(Entries with chart source code)
================
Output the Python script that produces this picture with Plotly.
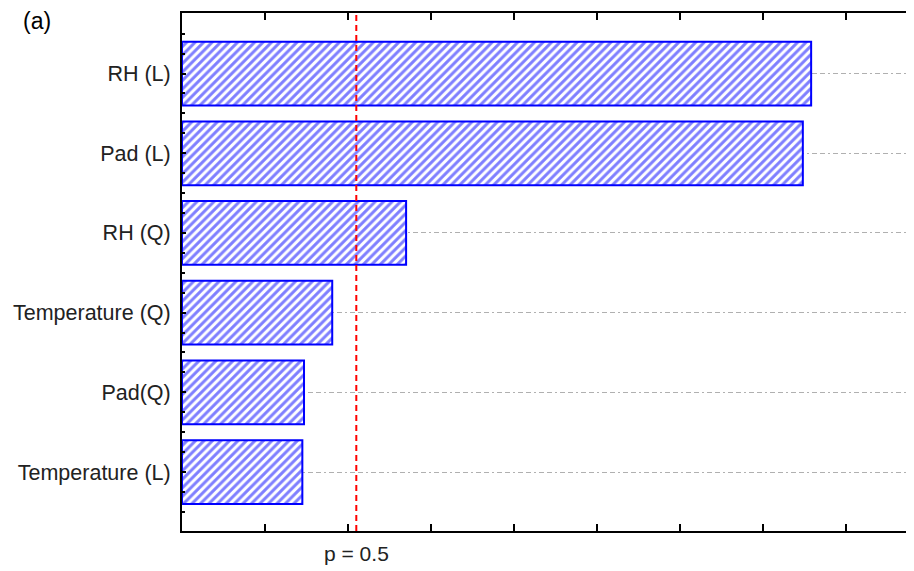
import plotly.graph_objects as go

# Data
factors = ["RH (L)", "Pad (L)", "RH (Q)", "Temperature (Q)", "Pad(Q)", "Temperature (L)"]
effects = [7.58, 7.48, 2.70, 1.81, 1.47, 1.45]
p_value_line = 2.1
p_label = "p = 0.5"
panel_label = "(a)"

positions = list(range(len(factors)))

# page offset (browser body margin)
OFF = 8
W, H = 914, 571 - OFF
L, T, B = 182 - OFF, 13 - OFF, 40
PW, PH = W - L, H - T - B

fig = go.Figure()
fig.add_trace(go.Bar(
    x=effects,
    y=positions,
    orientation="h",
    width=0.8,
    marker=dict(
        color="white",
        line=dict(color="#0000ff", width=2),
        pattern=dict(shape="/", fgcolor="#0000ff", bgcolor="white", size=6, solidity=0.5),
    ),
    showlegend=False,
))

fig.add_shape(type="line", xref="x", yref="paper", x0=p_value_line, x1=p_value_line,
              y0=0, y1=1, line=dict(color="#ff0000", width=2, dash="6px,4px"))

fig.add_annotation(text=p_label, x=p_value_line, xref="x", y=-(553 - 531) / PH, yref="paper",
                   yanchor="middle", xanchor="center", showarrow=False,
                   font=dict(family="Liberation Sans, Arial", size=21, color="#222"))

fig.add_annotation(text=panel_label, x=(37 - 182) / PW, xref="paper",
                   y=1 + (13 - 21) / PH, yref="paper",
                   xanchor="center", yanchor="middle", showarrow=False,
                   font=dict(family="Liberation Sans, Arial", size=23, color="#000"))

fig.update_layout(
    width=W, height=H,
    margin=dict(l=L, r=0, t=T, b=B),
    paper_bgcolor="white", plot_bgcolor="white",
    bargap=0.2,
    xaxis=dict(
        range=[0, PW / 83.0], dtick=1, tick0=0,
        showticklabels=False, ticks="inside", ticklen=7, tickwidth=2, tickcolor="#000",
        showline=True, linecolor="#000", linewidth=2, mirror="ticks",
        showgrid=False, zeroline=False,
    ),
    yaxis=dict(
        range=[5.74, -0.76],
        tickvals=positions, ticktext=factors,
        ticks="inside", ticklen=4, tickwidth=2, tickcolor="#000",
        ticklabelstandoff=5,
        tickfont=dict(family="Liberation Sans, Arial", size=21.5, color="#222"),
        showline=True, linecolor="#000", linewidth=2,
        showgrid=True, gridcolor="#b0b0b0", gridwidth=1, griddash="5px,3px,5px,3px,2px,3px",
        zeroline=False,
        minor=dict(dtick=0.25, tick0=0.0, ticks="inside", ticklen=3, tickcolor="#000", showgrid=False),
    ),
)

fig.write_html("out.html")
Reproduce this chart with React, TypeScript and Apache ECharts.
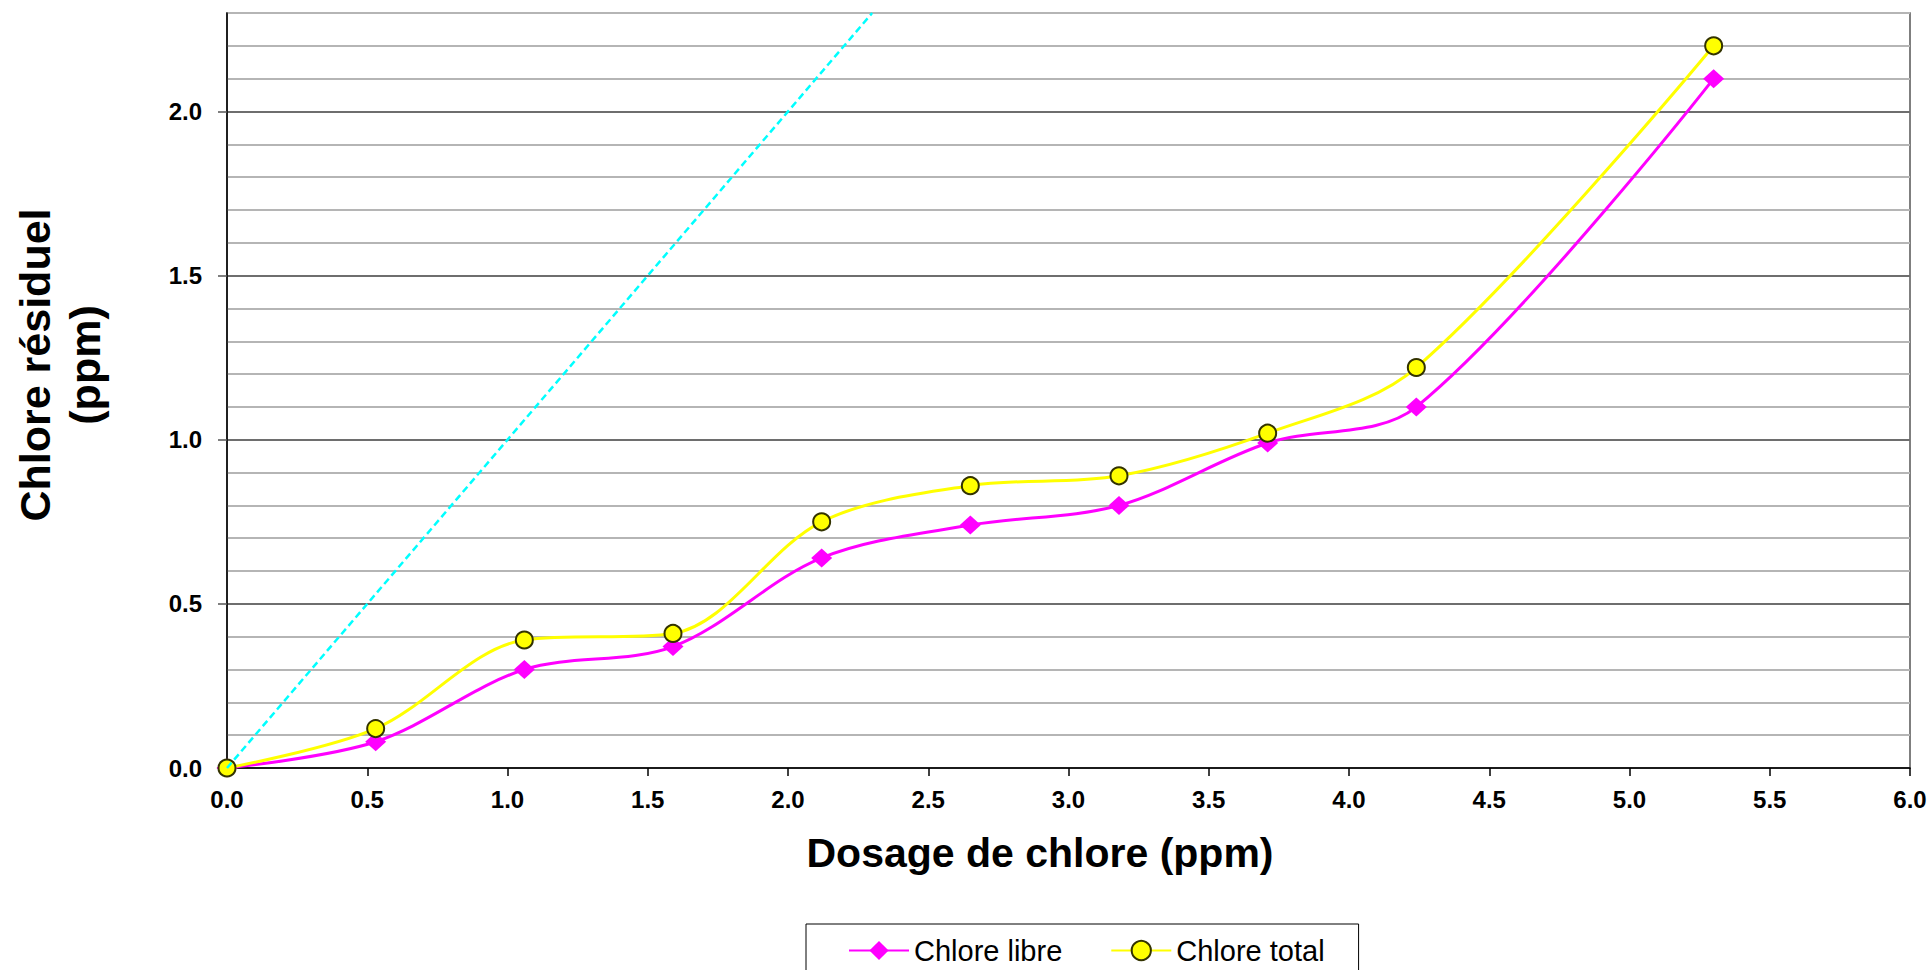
================
=== Task objective ===
Exclude all images and restate the records above word for word.

=== Answer to the problem ===
Output the Python script that produces this picture with Plotly.
import plotly.graph_objects as go

# Data
factors = ["RH (L)", "Pad (L)", "RH (Q)", "Temperature (Q)", "Pad(Q)", "Temperature (L)"]
effects = [7.58, 7.48, 2.70, 1.81, 1.47, 1.45]
p_value_line = 2.1
p_label = "p = 0.5"
panel_label = "(a)"

positions = list(range(len(factors)))

# page offset (browser body margin)
OFF = 8
W, H = 914, 571 - OFF
L, T, B = 182 - OFF, 13 - OFF, 40
PW, PH = W - L, H - T - B

fig = go.Figure()
fig.add_trace(go.Bar(
    x=effects,
    y=positions,
    orientation="h",
    width=0.8,
    marker=dict(
        color="white",
        line=dict(color="#0000ff", width=2),
        pattern=dict(shape="/", fgcolor="#0000ff", bgcolor="white", size=6, solidity=0.5),
    ),
    showlegend=False,
))

fig.add_shape(type="line", xref="x", yref="paper", x0=p_value_line, x1=p_value_line,
              y0=0, y1=1, line=dict(color="#ff0000", width=2, dash="6px,4px"))

fig.add_annotation(text=p_label, x=p_value_line, xref="x", y=-(553 - 531) / PH, yref="paper",
                   yanchor="middle", xanchor="center", showarrow=False,
                   font=dict(family="Liberation Sans, Arial", size=21, color="#222"))

fig.add_annotation(text=panel_label, x=(37 - 182) / PW, xref="paper",
                   y=1 + (13 - 21) / PH, yref="paper",
                   xanchor="center", yanchor="middle", showarrow=False,
                   font=dict(family="Liberation Sans, Arial", size=23, color="#000"))

fig.update_layout(
    width=W, height=H,
    margin=dict(l=L, r=0, t=T, b=B),
    paper_bgcolor="white", plot_bgcolor="white",
    bargap=0.2,
    xaxis=dict(
        range=[0, PW / 83.0], dtick=1, tick0=0,
        showticklabels=False, ticks="inside", ticklen=7, tickwidth=2, tickcolor="#000",
        showline=True, linecolor="#000", linewidth=2, mirror="ticks",
        showgrid=False, zeroline=False,
    ),
    yaxis=dict(
        range=[5.74, -0.76],
        tickvals=positions, ticktext=factors,
        ticks="inside", ticklen=4, tickwidth=2, tickcolor="#000",
        ticklabelstandoff=5,
        tickfont=dict(family="Liberation Sans, Arial", size=21.5, color="#222"),
        showline=True, linecolor="#000", linewidth=2,
        showgrid=True, gridcolor="#b0b0b0", gridwidth=1, griddash="5px,3px,5px,3px,2px,3px",
        zeroline=False,
        minor=dict(dtick=0.25, tick0=0.0, ticks="inside", ticklen=3, tickcolor="#000", showgrid=False),
    ),
)

fig.write_html("out.html")
Reproduce this chart with React, TypeScript and Apache ECharts.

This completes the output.